Des leviers pour aller plus loin : ce qui se dessine, ce qui reste à inventer

Le panorama actuel montre une ville qui s’efforce de multiplier les points de contact entre élus et citoyens, mais qui cherche encore à équilibrer accessibilité et efficacité. À l’aune de l’expérience lyonnaise et des données récentes, plusieurs pistes se dégagent pour l’avenir :

  • Rendre la participation plus continue : Plutôt que des rendez-vous ponctuels, tisser un dialogue suivi (par exemple : carnets de suivi consultables en ligne après chaque réunion, retours systématiques sur l’avancement des projets).
  • Outiller la parole citoyenne : Former les habitants à la prise de parole publique, à l’analyse des politiques locales, pour renforcer la qualité du dialogue.
  • Aller vers les publics “invisibles” : Organiser des permanences hors les murs, dans les lieux fréquentés par les jeunes, les familles précaires, les foyers étudiants ou dans les centres sociaux.
  • Favoriser des démarches de “retour d’expérience” : Diffuser largement ce qui a effectivement changé suite à la participation (rapport d’étape, retours concrets sur les engagements pris...).

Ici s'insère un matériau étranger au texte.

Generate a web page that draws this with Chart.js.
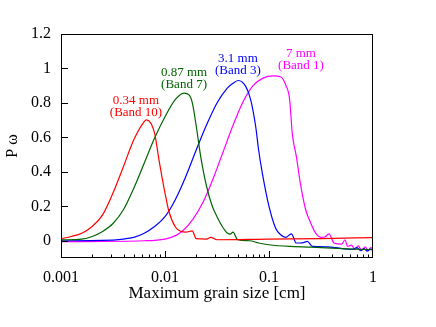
<!DOCTYPE html>
<html>
<head>
<meta charset="utf-8">
<script src="https://cdn.jsdelivr.net/npm/chart.js@4.4.1/dist/chart.umd.min.js"></script>
<style>
  html, body { margin: 0; padding: 0; background: #fff; }
  canvas { display: block; }
</style>
</head>
<body>
<canvas id="chart" width="436" height="327"></canvas>
<script>
// grain size [cm] and P omega
const redX = [0.001, 0.001259, 0.001585, 0.001995, 0.002512, 0.003162, 0.003981, 0.005012, 0.00631, 0.006607, 0.007943, 0.00875, 0.01, 0.01091, 0.01259, 0.01413, 0.01585, 0.01832, 0.01995, 0.02512, 0.02748, 0.03162, 0.1, 0.3162, 1];
const redY = [0.012, 0.025, 0.044, 0.083, 0.15, 0.277, 0.43, 0.586, 0.692, 0.702, 0.625, 0.47, 0.277, 0.17, 0.08, 0.055, 0.05, 0.058, 0.012, 0.01, 0.02, 0.006, 0.01, 0.013, 0.018];

const greenX = [0.001, 0.001585, 0.001995, 0.002512, 0.003162, 0.003981, 0.005012, 0.00631, 0.007943, 0.01, 0.01259, 0.01524, 0.01702, 0.01832, 0.02, 0.02203, 0.02512, 0.02851, 0.03162, 0.03556, 0.03972, 0.0425, 0.04508, 0.05, 0.06516, 0.07943, 0.1, 0.1581, 0.2518, 0.6324, 1];
const greenY = [0.005, 0.01, 0.025, 0.054, 0.1, 0.18, 0.305, 0.45, 0.596, 0.72, 0.82, 0.857, 0.847, 0.8, 0.663, 0.49, 0.315, 0.2, 0.14, 0.083, 0.045, 0.038, 0.05, 0.006, 0.0, -0.013, -0.023, -0.033, -0.037, -0.048, -0.052];

const blueX = [0.001, 0.002512, 0.003981, 0.005012, 0.00631, 0.007943, 0.01, 0.01259, 0.01585, 0.02, 0.02512, 0.03162, 0.03972, 0.04436, 0.0507, 0.0597, 0.06668, 0.07447, 0.07943, 0.08625, 0.1, 0.1159, 0.1294, 0.1445, 0.164, 0.1832, 0.2094, 0.2339, 0.2612, 0.3724, 0.4376, 0.6324, 0.7, 0.76, 0.82, 0.88, 0.94, 1];
const blueY = [0.0, 0.002, 0.01, 0.02, 0.044, 0.083, 0.14, 0.24, 0.373, 0.528, 0.673, 0.8, 0.886, 0.911, 0.93, 0.896, 0.818, 0.663, 0.528, 0.393, 0.2, 0.073, 0.035, 0.02, 0.04, -0.013, -0.012, -0.004, -0.033, -0.035, -0.04, -0.05, -0.04, -0.058, -0.045, -0.06, -0.048, -0.055];

const magentaX = [0.001, 0.00631, 0.01, 0.01259, 0.0149, 0.0186, 0.0232, 0.029, 0.0361, 0.0451, 0.0562, 0.0702, 0.0876, 0.1093, 0.1304, 0.1445, 0.1581, 0.1675, 0.1832, 0.2, 0.2254, 0.2518, 0.2812, 0.3162, 0.3427, 0.3776, 0.4217, 0.5, 0.5383, 0.5702, 0.62, 0.67, 0.72, 0.78, 0.84, 0.9, 0.95, 1];
const magentaY = [-0.005, 0.0, 0.01, 0.03, 0.06, 0.126, 0.223, 0.36, 0.514, 0.67, 0.805, 0.9, 0.944, 0.957, 0.95, 0.905, 0.818, 0.62, 0.49, 0.335, 0.18, 0.103, 0.044, 0.02, 0.022, 0.04, -0.013, -0.02, 0.006, -0.033, -0.025, -0.05, -0.03, -0.055, -0.035, -0.058, -0.04, -0.05];

const xTickValues = [0.001, 0.01, 0.1, 1];
const yTickValues = [0, 0.2, 0.4, 0.6, 0.8, 1, 1.2];

// band labels, anchored in data coordinates
const bandLabels = [
    { lines: ['0.34 mm', '(Band 10)'], x: 0.00526, y: 0.812, color: '#ff0000' },
    { lines: ['0.87 mm', '(Band 7)'], x: 0.01524, y: 0.975, color: '#006400' },
    { lines: ['3.1 mm', '(Band 3)'], x: 0.0503, y: 1.056, color: '#0000ff' },
    { lines: ['7 mm', '(Band 1)'], x: 0.203, y: 1.085, color: '#ff00ff' }
];

const serif = 'Liberation Serif, Times New Roman, serif';

function pairs(xs, ys) {
    return xs.map((x, i) => ({ x: x, y: ys[i] }));
}

function series(label, xs, ys, color) {
    return {
        label: label,
        data: pairs(xs, ys),
        borderColor: color,
        borderWidth: 1.2,
        pointRadius: 0,
        fill: false,
        cubicInterpolationMode: 'monotone'
    };
}

const framePlugin = {
    id: 'frame',
    afterDatasetsDraw(chart) {
        const { ctx, chartArea: a, scales } = chart;
        const xs = scales.x, ys = scales.y;
        ctx.save();
        ctx.strokeStyle = '#000';
        ctx.lineWidth = 1;
        ctx.strokeRect(a.left + 0.5, a.top + 0.5, a.right - a.left - 1, a.bottom - a.top - 1);

        ctx.beginPath();
        // log ticks on x, inward
        for (let d = 0.001; d < 0.5; d *= 10) {
            for (let k = 1; k <= 9; k++) {
                const px = Math.round(xs.getPixelForValue(k * d)) + 0.5;
                const len = k === 1 ? 7 : 3.5;
                ctx.moveTo(px, a.bottom);
                ctx.lineTo(px, a.bottom - len);
            }
        }
        yTickValues.forEach(v => {
            const py = Math.round(ys.getPixelForValue(v)) + 0.5;
            ctx.moveTo(a.left, py);
            ctx.lineTo(a.left + 7, py);
        });
        ctx.stroke();

        ctx.font = '13px ' + serif;
        ctx.textAlign = 'center';
        ctx.textBaseline = 'middle';
        bandLabels.forEach(l => {
            const px = xs.getPixelForValue(l.x);
            const py = ys.getPixelForValue(l.y);
            ctx.fillStyle = l.color;
            l.lines.forEach((t, i) => ctx.fillText(t, px, py + i * 12));
        });
        ctx.restore();
    }
};

const ctx = document.getElementById('chart').getContext('2d');
const chart = new Chart(ctx, {
    type: 'line',
    data: {
        datasets: [
            series('Band 10', redX, redY, '#ff0000'),
            series('Band 7', greenX, greenY, '#006400'),
            series('Band 3', blueX, blueY, '#0000ff'),
            series('Band 1', magentaX, magentaY, '#ff00ff')
        ]
    },
    options: {
        responsive: false,
        animation: false,
        layout: { padding: { left: 0, right: 63, top: 34, bottom: 0 } },
        plugins: {
            legend: { display: false },
            tooltip: { enabled: false }
        },
        scales: {
            x: {
                type: 'logarithmic',
                min: 0.001,
                max: 1,
                grid: { display: false, drawTicks: false },
                border: { display: false },
                afterBuildTicks: axis => { axis.ticks = xTickValues.map(v => ({ value: v, major: true })); },
                afterFit: axis => { axis.height = 69; },
                ticks: {
                    font: { family: serif, size: 16 },
                    color: '#000',
                    padding: 10,
                    maxRotation: 0,
                    autoSkip: false,
                    callback: v => String(v)
                },
                title: {
                    display: true,
                    text: 'Maximum grain size [cm]',
                    font: { family: serif, size: 17 },
                    color: '#000',
                    padding: { top: 0, bottom: 23 }
                }
            },
            y: {
                min: -0.1,
                max: 1.2,
                grid: { display: false, drawTicks: false },
                border: { display: false },
                afterBuildTicks: axis => { axis.ticks = yTickValues.map(v => ({ value: v })); },
                afterFit: axis => { axis.width = 61; },
                ticks: {
                    font: { family: serif, size: 16 },
                    color: '#000',
                    padding: 10,
                    callback: v => String(v)
                },
                title: {
                    display: true,
                    text: 'P ω',
                    font: { family: serif, size: 16 },
                    color: '#000',
                    padding: { top: 3, bottom: 0 }
                }
            }
        }
    },
    plugins: [framePlugin]
});
</script>
</body>
</html>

En définitive, la démocratie locale lyonnaise est, à l’image de la ville, dynamique et en transition. L’exigence citoyenne ne peut que convaincre les élus de faire de l’écoute, de l’expérimentation et du dialogue transparent trois piliers de leur quotidien, au-delà des dispositifs ou des effets d’annonce. Car c’est de la régularité, de la sincérité et de la capacité à agir ensemble que dépend la confiance dans l’action publique.